Keywords: diabetes mellitus; heart failure; insulin receptor; insulin resistance; myocardium.


Figure 1
Figure 1. Schematic of insulin signaling pathway
Simplified summary of key elements involved in insulin signal transduction that ultimately regulate multiple cellular processes. Upon binding to its ligand, insulin and IGF-1 receptors undergo autophosphorylation, which increases their tyrosine kinase activities. Tyrosine phosphorylation and activation of the docking proteins insulin receptor substrates 1 and 2 (IRS1/2), engages regulatory subunits of the phosphatidylinositol-3-kinase (PI3K) that generates phosphatidylinositol 3,4,5 tris phosphate (PIP3) from phosphatidylinositol 3,4, bis phosphate (PIP2).

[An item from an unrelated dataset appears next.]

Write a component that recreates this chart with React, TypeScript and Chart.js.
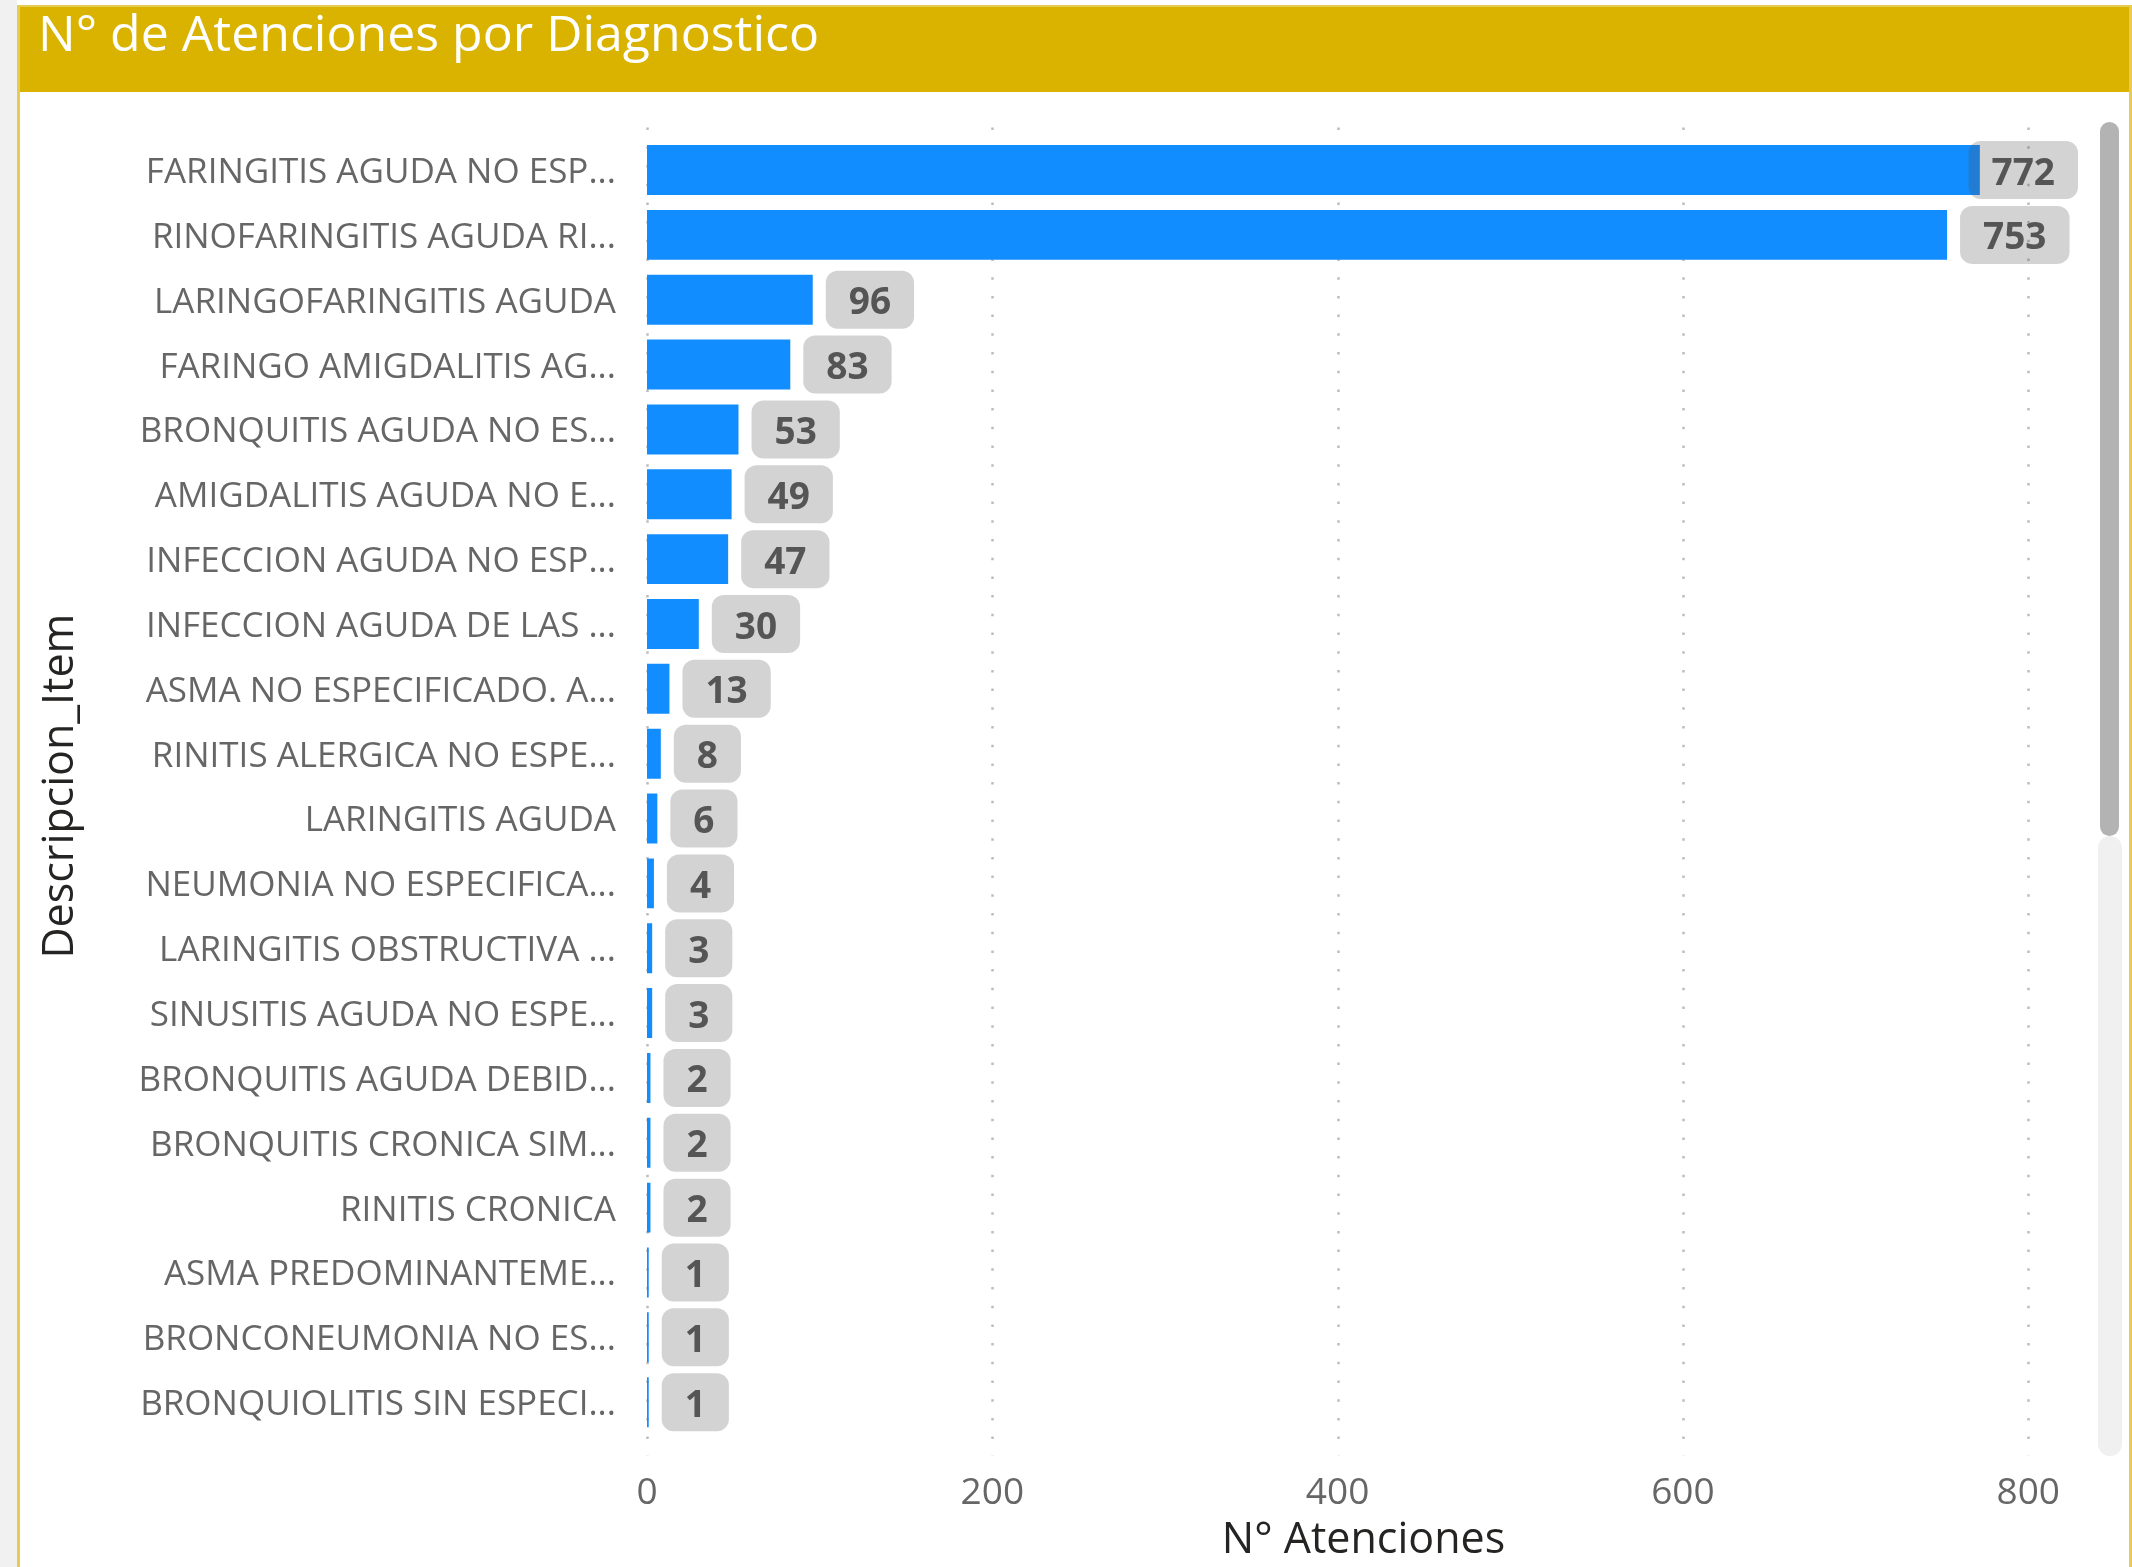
import React, { useEffect, useRef } from "react";
import { Chart, registerables } from "chart.js";

Chart.register(...registerables);

const categories = [
  "FARINGITIS AGUDA NO ESP...",
  "RINOFARINGITIS AGUDA RI...",
  "LARINGOFARINGITIS AGUDA",
  "FARINGO AMIGDALITIS AG...",
  "BRONQUITIS AGUDA NO ES...",
  "AMIGDALITIS AGUDA NO E...",
  "INFECCION AGUDA NO ESP...",
  "INFECCION AGUDA DE LAS ...",
  "ASMA NO ESPECIFICADO. A...",
  "RINITIS ALERGICA NO ESPE...",
  "LARINGITIS AGUDA",
  "NEUMONIA NO ESPECIFICA...",
  "LARINGITIS OBSTRUCTIVA ...",
  "SINUSITIS AGUDA NO ESPE...",
  "BRONQUITIS AGUDA DEBID...",
  "BRONQUITIS CRONICA SIM...",
  "RINITIS CRONICA",
  "ASMA PREDOMINANTEME...",
  "BRONCONEUMONIA NO ES...",
  "BRONQUIOLITIS SIN ESPECI...",
];

const attentions = [772, 753, 96, 83, 53, 49, 47, 30, 13, 8, 6, 4, 3, 3, 2, 2, 2, 1, 1, 1];

const xTickValues = [0, 200, 400, 600, 800];
const xMax = 830;

const chartTitle = "N° de Atenciones por Diagnostico";
const xTitle = "N° Atenciones";
const yTitle = "Descripcion_Item";

const BAR_COLOR = "#118DFF";

const dottedGrid = {
  id: "dottedGrid",
  beforeDatasetsDraw(chart: any) {
    const { ctx, chartArea, scales } = chart;
    const xs = scales.x;
    ctx.save();
    ctx.strokeStyle = "#bdbdbd";
    ctx.lineWidth = 2.5;
    ctx.setLineDash([2.5, 16.2]);
    xs.ticks.forEach((t: any) => {
      const px = Math.round(xs.getPixelForValue(t.value)) + 0.5;
      ctx.beginPath();
      ctx.moveTo(px, chartArea.top - 10);
      ctx.lineTo(px, chartArea.bottom + 21);
      ctx.stroke();
    });
    ctx.restore();
  },
};

const labelBoxes = {
  id: "labelBoxes",
  afterDatasetsDraw(chart: any) {
    const { ctx, chartArea } = chart;
    const meta = chart.getDatasetMeta(0);
    const data = chart.data.datasets[0].data as number[];
    ctx.save();
    ctx.font = "bold 37px 'Open Sans', sans-serif";
    meta.data.forEach((el: any, i: number) => {
      const text = String(data[i]);
      const tw = ctx.measureText(text).width;
      const w = tw + 46;
      const h = 58;
      let left = el.x + 13;
      if (left + w > chartArea.right - 2) left = chartArea.right - 2 - w;
      const top = el.y - h / 2;
      ctx.fillStyle = "rgba(80,80,80,0.25)";
      ctx.beginPath();
      (ctx as any).roundRect(left, top, w, h, 12);
      ctx.fill();
      ctx.fillStyle = "#555555";
      ctx.textAlign = "center";
      ctx.textBaseline = "middle";
      ctx.fillText(text, left + w / 2, el.y + 4);
    });
    ctx.restore();
  },
};

export default function App() {
  const canvasRef = useRef<HTMLCanvasElement | null>(null);

  useEffect(() => {
    document.body.style.margin = "0";
    const canvas = canvasRef.current;
    if (!canvas) return;
    Chart.defaults.font.family = "'Open Sans', sans-serif";
    const chart = new Chart(canvas, {
      type: "bar",
      data: {
        labels: categories,
        datasets: [
          {
            data: attentions,
            backgroundColor: BAR_COLOR,
            borderWidth: 0,
            barPercentage: 0.77,
            categoryPercentage: 1,
          },
        ],
      },
      options: {
        indexAxis: "y",
        animation: false,
        responsive: false,
        layout: { padding: { top: 45.6, right: 52, bottom: 0, left: 0 } },
        plugins: {
          legend: { display: false },
          tooltip: { enabled: false },
          title: { display: false },
        },
        scales: {
          x: {
            type: "linear",
            min: 0,
            max: xMax,
            afterBuildTicks: (scale: any) => {
              scale.ticks = xTickValues.map((v) => ({ value: v }));
            },
            afterFit: (scale: any) => {
              scale.height = 132.4;
              scale.paddingLeft = 0;
              scale.paddingRight = 0;
            },
            border: { display: false },
            grid: { display: false, drawTicks: false },
            ticks: {
              padding: 37,
              color: "#666666",
              font: { size: 37 },
            },
            title: {
              display: true,
              text: xTitle,
              color: "#252423",
              font: { size: 43 },
              padding: { top: 0, bottom: 0 },
            },
          },
          y: {
            afterFit: (scale: any) => {
              scale.width = 647;
              scale.paddingTop = 0;
              scale.paddingBottom = 0;
            },
            border: { display: false },
            grid: { display: false, drawTicks: false },
            ticks: {
              padding: 31,
              labelOffset: 3,
              color: "#666666",
              font: { size: 35 },
              autoSkip: false,
            },
            title: {
              display: true,
              text: yTitle,
              color: "#252423",
              font: { size: 43 },
              padding: { top: 35, bottom: 0 },
            },
          },
        },
      },
      plugins: [dottedGrid, labelBoxes],
    } as any);
    return () => chart.destroy();
  }, []);

  return (
    <div style={{ position: "relative", width: 2132, height: 1567, background: "#ffffff", overflow: "hidden" }}>
      <div style={{ position: "absolute", left: 0, top: 0, width: 17, height: 1567, background: "#f1f1f1" }} />
      <div
        style={{
          position: "absolute",
          left: 17,
          top: 5,
          width: 2109,
          height: 1562,
          borderLeft: "3px solid #e6cb55",
          borderRight: "3px solid #e6cb55",
          borderTop: "2px solid #e6cb55",
          background: "#ffffff",
        }}
      />
      <div
        style={{
          position: "absolute",
          left: 20,
          top: 7,
          width: 2109,
          height: 85,
          background: "#D9B300",
        }}
      />
      <div
        style={{
          position: "absolute",
          left: 38,
          top: 7,
          height: 50,
          lineHeight: "50px",
          fontFamily: "'Open Sans', sans-serif",
          fontSize: 50,
          color: "#ffffff",
          whiteSpace: "nowrap",
        }}
      >
        {chartTitle}
      </div>
      <canvas
        ref={canvasRef}
        width={2132}
        height={1475}
        style={{ position: "absolute", left: 0, top: 92, width: 2132, height: 1475 }}
      />
      <div
        style={{
          position: "absolute",
          left: 2098,
          top: 836,
          width: 24,
          height: 620,
          background: "#f0f0f0",
          borderRadius: 12,
        }}
      />
      <div
        style={{
          position: "absolute",
          left: 2100,
          top: 122,
          width: 19,
          height: 714,
          background: "#b3b3b3",
          borderRadius: 10,
        }}
      />
    </div>
  );
}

The serine threonine kinases phosphoinositide dependent protein kinase 1 (PDPK1) and Akt1 or Akt2 bind to PIP3 by their PH domains. PDPK1 phosphorylates Akt on Thr 308 and mTORC2 phosphorylates Akt1/2 on Ser 473. Once activated, Akt in turn phosphorylates multiple targets of which a subset is shown. Phosphorylation of these targets induces pleiotropic cellular responses: Bcl2 phosphorylation inhibits apoptosis, FOXO protein phosphorylation promotes nuclear exclusion, thereby repressing the expression of FOXO-regulated transcripts that mediate autophagy and apoptosis. TSC1/2 phosphorylation promotes mTOR activation, which increases mRNA translation, promotes protein synthesis, cell growth, mitochondrial fusion and also inhibits autophagy. Phosphorylation of glycogen synthase kinase (GSK) removes the repression of glycogen synthase, which in concert with increased availability of glucose promotes glycogen synthesis. Phosphorylation of endothelial nitric oxide synthase (NOSIII) or eNOS by Akt increases the generation of nitric oxide (NO) to promote vasodilation. Akt phosphorylation mediates the translocation of vesicles containing the GLUT4 glucose transporter in part by phosphorylating downstream targets such as AS160 (not shown), leading to increased glucose transport following insertion into the plasma membrane. Akt also mediates in part, translocation of the fatty acid translocase CD36. Insulin signaling also promotes activation of the mitogen activated protein kinases (ERK1/2) to increase the expression of various genes.
Figure 2
Figure 2. Summary of mechanisms that lead to insulin resistance in heart failure or in the metabolic syndrome
Signaling events in skeletal muscle, liver, adipose tissue and brain (not shown) impair insulin signaling in each respective organ leading to metabolic perturbations as illustrated, which alter the systemic milieu in ways that may adversely impact cardiac structure and function.
Figure 3
Figure 3. Molecular mechanisms linking increased or decreased insulin signaling with adverse left ventricular (LV) remodeling and heart failure progression
In early stages of heart failure mediated by pressure overload, or in the early stages of the metabolic syndrome, hyperinsulinemia leads to activation of insulin receptor substrate 1(IRS1) and Akt1 to promote pathological hypertrophy, mitochondrial dysfunction and decreased autophagy, which contribute to accelerated LV remodeling. As heart failure progresses, despite systemic hyperinsulinemia insulin signaling pathways may become desensitized leading to loss of cytoprotective consequences of Akt signaling and persistent nuclear localization of forkhead (FOXO) proteins that will accelerate heart failure by various mechanisms such as increased apoptosis and exacerbation of lipotoxicity.